Leaving out the pictures, retype the lines from the beginning of the listing through the line containing "-1.2, -1.4, -1.6];".

#### SUPPLIED INFORMATION

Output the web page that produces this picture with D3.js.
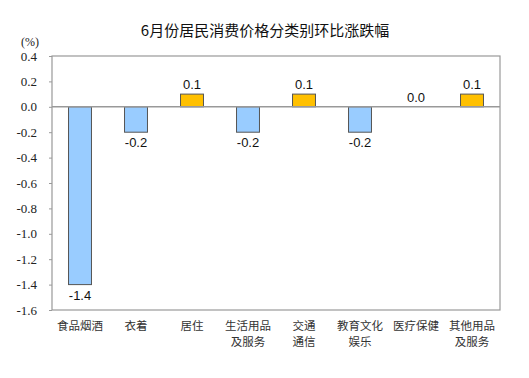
<!DOCTYPE html>
<html>
<head>
<meta charset="utf-8">
<script src="https://cdn.jsdelivr.net/npm/d3@7"></script>
<style>
  body { margin: 0; background: #fff; }
</style>
</head>
<body>
<div id="chart"></div>
<script>
// data
let categories = ["食品烟酒", "衣着", "居住", "生活用品\n及服务", "交通\n通信", "教育文化\n娱乐", "医疗保健", "其他用品\n及服务"];
let values = [-1.4, -0.2, 0.1, -0.2, 0.1, -0.2, 0.0, 0.1];
let yTicks = [0.4, 0.2, 0.0, -0.2, -0.4, -0.6, -0.8, -1.0, -1.2, -1.4, -1.6];

let width = 529, height = 378;
let margin = {top: 56, right: 29, bottom: 68, left: 52};
let w = width - margin.left - margin.right,
    h = height - margin.top - margin.bottom;

let svg = d3.select("#chart").append("svg")
    .attr("width", width)
    .attr("height", height);

svg.append("text")
    .attr("x", 265).attr("y", 36)
    .attr("text-anchor", "middle")
    .style("font-family", "'Noto Sans CJK SC', sans-serif")
    .style("font-size", "15px")
    .attr("fill", "#111")
    .text("6月份居民消费价格分类别环比涨跌幅");

svg.append("text")
    .attr("x", 30).attr("y", 46)
    .attr("text-anchor", "middle")
    .style("font-family", "'Liberation Serif', serif")
    .style("font-size", "12px")
    .attr("fill", "#222")
    .text("(%)");

let g = svg.append("g")
    .attr("transform", "translate(" + margin.left + "," + margin.top + ")");

let x = d3.scaleBand()
    .domain(categories)
    .range([0, w])
    .paddingInner(0.59)
    .paddingOuter(0.295);

let y = d3.scaleLinear()
    .domain([-1.6, 0.4])
    .range([h, 0]);

// frame
g.append("rect")
    .attr("x", 0).attr("y", 0)
    .attr("width", w).attr("height", h)
    .attr("fill", "none")
    .attr("stroke", "#999")
    .attr("stroke-width", 1.2);

// y axis
let yAxis = d3.axisLeft(y)
    .tickValues(yTicks)
    .tickSize(3)
    .tickPadding(12)
    .tickFormat(d3.format(".1f"));

let yAxisGroup = g.append("g").call(yAxis);
yAxisGroup.select(".domain").remove();
yAxisGroup.selectAll(".tick line").attr("stroke", "#999");
yAxisGroup.selectAll("text")
    .style("font-family", "'Liberation Serif', serif")
    .style("font-size", "13px")
    .attr("fill", "#222")
    .text(d => d3.format(".1f")(d).replace("−", "-"));

// bars
g.selectAll(".bar")
    .data(values)
    .enter().append("rect")
    .attr("class", "bar")
    .attr("x", (d, i) => x(categories[i]))
    .attr("width", x.bandwidth())
    .attr("y", d => y(Math.max(0, d)))
    .attr("height", d => Math.abs(y(d) - y(0)))
    .attr("fill", d => d > 0 ? "#ffc000" : "#99ccff")
    .attr("stroke", "#555")
    .attr("stroke-width", 1);

// zero line
g.append("line")
    .attr("x1", 0).attr("x2", w)
    .attr("y1", y(0)).attr("y2", y(0))
    .attr("stroke", "#999")
    .attr("stroke-width", 1.5);

// value labels
g.selectAll(".val")
    .data(values)
    .enter().append("text")
    .attr("class", "val")
    .attr("x", (d, i) => x(categories[i]) + x.bandwidth() / 2)
    .attr("y", d => d < 0 ? y(d) + 15 : y(d) - 5)
    .attr("text-anchor", "middle")
    .style("font-family", "'Liberation Sans', Arial, sans-serif")
    .style("font-size", "13px")
    .attr("fill", "#111")
    .text(d => d3.format(".1f")(d).replace("−", "-"));

// category labels, one text per line
let catLines = [];
categories.forEach(c => {
    c.split("\n").forEach((l, i) => catLines.push({cat: c, line: l, row: i}));
});

g.selectAll(".cat")
    .data(catLines)
    .enter().append("text")
    .attr("class", "cat")
    .attr("x", d => x(d.cat) + x.bandwidth() / 2)
    .attr("y", d => h + 19.5 + d.row * 16.8)
    .attr("text-anchor", "middle")
    .style("font-family", "'Noto Sans CJK SC', sans-serif")
    .style("font-size", "11.5px")
    .attr("fill", "#333")
    .text(d => d.line);
</script>
</body>
</html>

########

> **ANSWER TO THE TASK**
Output the web page that produces this picture with D3.js.
<!DOCTYPE html>
<html>
<head>
<meta charset="utf-8">
<script src="https://cdn.jsdelivr.net/npm/d3@7"></script>
<style>
  body { margin: 0; background: #fff; }
</style>
</head>
<body>
<div id="chart"></div>
<script>
// data
let categories = ["食品烟酒", "衣着", "居住", "生活用品\n及服务", "交通\n通信", "教育文化\n娱乐", "医疗保健", "其他用品\n及服务"];
let values = [-1.4, -0.2, 0.1, -0.2, 0.1, -0.2, 0.0, 0.1];
let yTicks = [0.4, 0.2, 0.0, -0.2, -0.4, -0.6, -0.8, -1.0, -1.2, -1.4, -1.6];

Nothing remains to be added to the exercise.